My Reading Journey with Romance Novels

For the interest of talking about Romance as a genre, I think it’s worthwhile to see how I got to it. It’s…maybe a bit of a weird story.

The Fifth Victim (Cherokee Pointe Trilogy #1; Griffin Powell #2)

My journey actually starts not with Romance, exactly, but with Romantic Suspense. I used to love murder mysteries, in the style of Agatha Christie and Mary Higgins Clark. Thanks to my mom, I started discovering books by authors like Beverly Barton that were equal parts mystery and romance, or Wendy Corsi Staub, who also wrote YA for a while. They were able to twist together danger, romance, amazing characters, and heart-stopping thrills. I was hooked.

Keep in mind, this is the same time age (13-16) where I (and probably a lot of you) was already reading romance in YA. I was reading A Great and Terrible Beauty at 13, which maybe doesn’t sound like the most romantic thing out there, but it weirdly was? It was that slow burn that got me. This was also the time of The Luxe, Wicked Lovely, Twilight, and Sarah Dessen. While these books weren’t explicit about the relationships, they certainly had the love stories I craved.

Hungry for More

Starting in 2008, I was apparently getting my hands on some pretty obscure, not-really-my-type romance. I’m actually kind of giggling looking back at my Goodreads list right now. Apparently I read Hungry For More, a story of a chef whose relationships with women inspire his menus and a woman who has the ability to tell anyone who their One True Love is. I also read The Outsider, a story of a Shaker in 1807 who falls in love with a doctor outside of her faith. I’m pretty sure I found these at the library, but I’m not sure why I picked these? Or how I found them? They’re kind of ridiculous.

The Season

2009 is just a mass of supernatural YA stories, most of them vampire stories. But nestled between Blue Bloods and Vampire Academy, there’s a YA historical fiction called The Season that I fell in love with. It’s written by Sarah MacLean, a debut author at the time but someone we’ll be talking about more very soon. This was the absolute first Regency Romance that I fell in love with. It follows Lady Alexandra, a strong-willed 17-year-old who is trying to solve the murder of a fellow aristocrat–with the help of the dead man’s very handsome son. It was everything I wanted from a historical fiction and I have no doubt it’s what helped me down my historical romance path.

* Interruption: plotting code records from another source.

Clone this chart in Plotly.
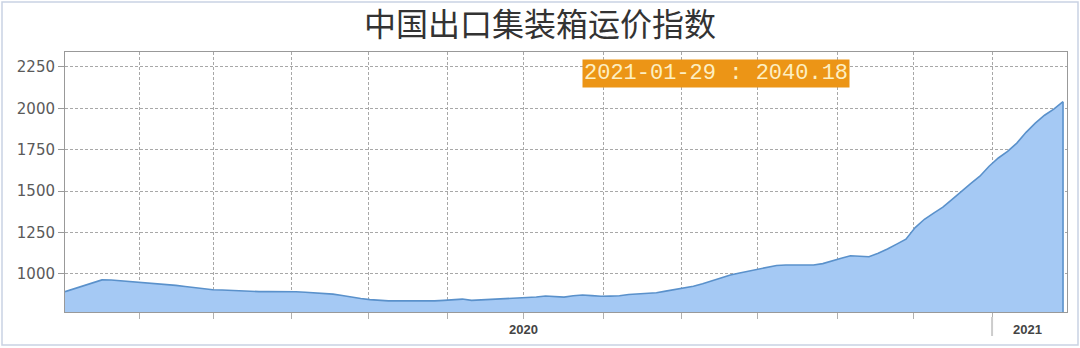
import pandas as pd
import plotly.graph_objects as go

# ---- data ----
dates = pd.date_range("2019-01-04", "2021-01-29", freq="7D").strftime("%Y-%m-%d").tolist()
ccfi = [
    893, 911, 930, 949, 964, 963, 959, 954, 948, 944,
    940, 937, 931, 924, 916, 908, 904, 903, 900, 895,
    893, 893, 893, 894, 893, 892, 889, 886, 882, 878,
    870, 860, 852, 845, 839, 837, 837, 836, 837, 837,
    837, 840, 845, 848, 840, 843, 847, 848, 850, 852,
    855, 861, 867, 864, 860, 868, 873, 869, 865, 866,
    868, 876, 880, 881, 886, 896, 905, 914, 925, 940,
    957, 978, 994, 1006, 1018, 1030, 1040, 1051, 1054, 1054,
    1054, 1054, 1062, 1076, 1094, 1110, 1108, 1104, 1125, 1150,
    1180, 1210, 1280, 1330, 1367, 1403, 1450, 1500, 1545, 1590,
    1650, 1700, 1740, 1790, 1855, 1910, 1958, 1995, 2040.18,
]
y_ticks = [1000, 1250, 1500, 1750, 2000, 2250]
x_labels = ["2020", "2021"]
title_text = "中国出口集装箱运价指数"
last_label = f"{dates[-1]} : {ccfi[-1]:.2f}"

idx = list(range(len(ccfi)))
y_min, y_max = 770, 2340

# layout geometry (pixels)
W, H = 1080, 348
L, R, T, B = 65, 13, 52, 36
PW, PH = W - L - R, H - T - B

# grid positions along the index axis
grid_x = [8.01, 16.02, 24.46, 32.79, 41.34, 49.57, 58.23, 66.67, 74.89, 83.55, 91.77, 100.32]
label_x = [49.57, 104.2]

fig = go.Figure()
fig.add_trace(go.Scatter(
    x=idx, y=ccfi, mode="lines", fill="tozeroy",
    line=dict(color="#5a91cb", width=1.6),
    fillcolor="#a5c9f4",
    text=dates, hovertemplate="%{text}: %{y}<extra></extra>",
    showlegend=False,
))
# closing edge of the area at the last point
fig.add_trace(go.Scatter(
    x=[idx[-1], idx[-1]], y=[y_min, ccfi[-1]], mode="lines",
    line=dict(color="#5a91cb", width=1.6), hoverinfo="skip", showlegend=False,
))

grid_style = dict(showgrid=True, gridcolor="#a8a8a8", griddash="3px,2px", gridwidth=1)

fig.update_xaxes(
    range=[0, 108.43], tickvals=grid_x, ticktext=[""] * len(grid_x),
    ticks="outside", ticklen=6, tickcolor="#b0b0b0",
    showline=True, linecolor="#999999", linewidth=1, mirror=True,
    zeroline=False, fixedrange=True, **grid_style,
)
fig.update_yaxes(
    range=[y_min, y_max], tickvals=y_ticks,
    ticks="outside", ticklen=6, tickcolor="#999999",
    tickfont=dict(family="DejaVu Sans", size=15, color="#5a5a5a"),
    showline=True, linecolor="#999999", linewidth=1, mirror=True,
    zeroline=False, fixedrange=True, **grid_style,
)

annotations = []
for lx, txt in zip(label_x, x_labels):
    annotations.append(dict(
        x=lx, xref="x", y=(312 - 329) / PH, yref="paper", yanchor="middle",
        text=f"<b>{txt}</b>", showarrow=False,
        font=dict(family="Liberation Sans", size=13, color="#444444"),
    ))
annotations.append(dict(
    x=(716 - L) / PW, xref="paper", y=(312 - 73.5) / PH, yref="paper",
    xanchor="center", yanchor="middle",
    text=last_label, showarrow=False,
    font=dict(family="Liberation Mono", size=22, color="#fdefc2"),
    bgcolor="#ec9516", borderpad=1,
))

shapes = [
    # outer frame
    dict(type="rect", xref="paper", yref="paper",
         x0=(2 - L) / PW, x1=(1078 - L) / PW, y0=(312 - 345) / PH, y1=(312 - 2) / PH,
         line=dict(color="#c9d2e3", width=1.5), fillcolor="rgba(0,0,0,0)", layer="below"),
    # year separator mark for 2021
    dict(type="line", xref="x", yref="paper",
         x0=grid_x[-1], x1=grid_x[-1], y0=(312 - 317) / PH, y1=(312 - 336) / PH,
         line=dict(color="#cccccc", width=2)),
]

fig.update_layout(
    width=W, height=H,
    margin=dict(l=L, r=R, t=T, b=B),
    paper_bgcolor="white", plot_bgcolor="white",
    title=dict(text=title_text, x=0.5, xref="container", xanchor="center",
               y=1 - 25 / H, yref="container", yanchor="middle",
               font=dict(family="Noto Sans CJK SC", size=32, color="#333333")),
    annotations=annotations, shapes=shapes,
)

fig.write_html("out.html")
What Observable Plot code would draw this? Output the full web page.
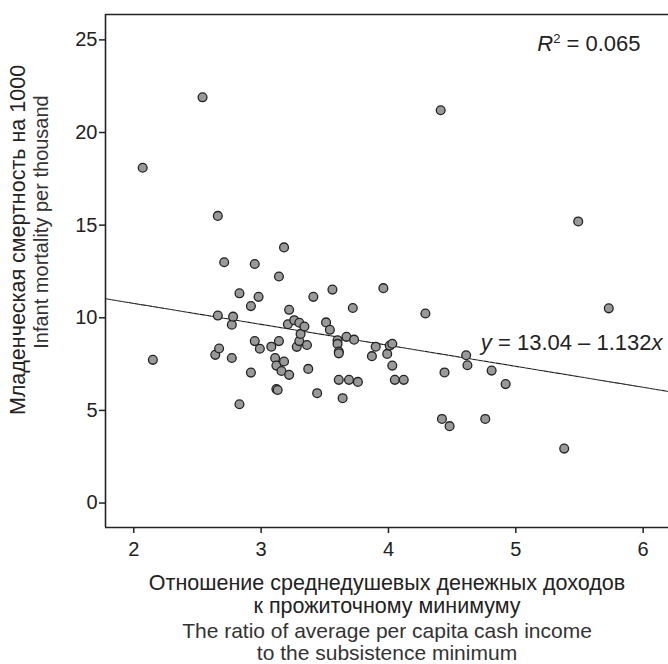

But honestly, for about a year, I didn’t read anything but YA. Then, I was suddenly all about Paranormal Romance. I think it’s because I got my first Kindle around this point and suddenly had all these cheap (or free!) books at my fingertips. Darkfever, Bitten, Night Pleasures, Fantasy Lover, and Stray are the string of new series I read in less than 2 months’ time. And let me tell you, these were far more…descriptive…than anything I’d read before. They were paranormal and adventurous and exciting and I was hooked.

A Kiss at Midnight (Fairy Tales, #1)

In 2011, I read my first real historical romance, as you’re used to. You know, the fancy ball gowns, the hunky men in flowing white shirts and tight pants, the bodice rippers. I won A Kiss at Midnight in a Goodreads giveaway and, though I didn’t really pick up another romance for quite some time (since I starting blogging YA at this time), I think it was still an influence.

Slowly, while in college, I started trying out romance authors, here and there. First was Grace Burrowes, then Sarah MacLean (the aforementioned writer of The Season), then Tessa Dare. These are still 3 authors I find myself returning to more often than not.

2014 seems to have been the turning point where suddenly I was reading romance more often. I have three reasons why, looking back, this might have been the case: 1) I broke up with my boyfriend of nearly 2 years that year and I struggled with being single for a while, 2) I was a first year teacher at this time and if I could read anything that was light and fast, it was better for my mental state, and 3) At 23, I was much closer in age to these heroines than I was YA’s. From this point on, I was reading about 1 romance book a months, sometimes 2-3, mixed between all the YA.

I’ve said it before, but I truly do think that romance gets a bad rep because it’s written for women. Honestly, many of these stories have been about strong women with fascinating interests and backgrounds and life goals. And they don’t suddenly become docile little housewives when they marry, like so many heroines in 19th century novels did. These stories are entertaining. I giggle so much as I read about the hijinks the couples get into. It’s a rom-com most of the time and I love it. Clearly.

I’ll end this here for now, since we’re going to take a closer look at some of these books and authors in the future. This was actually a lot of fun to take a deep dive into the dark depths of my Goodreads account! (I’ve had it since June 2008!!)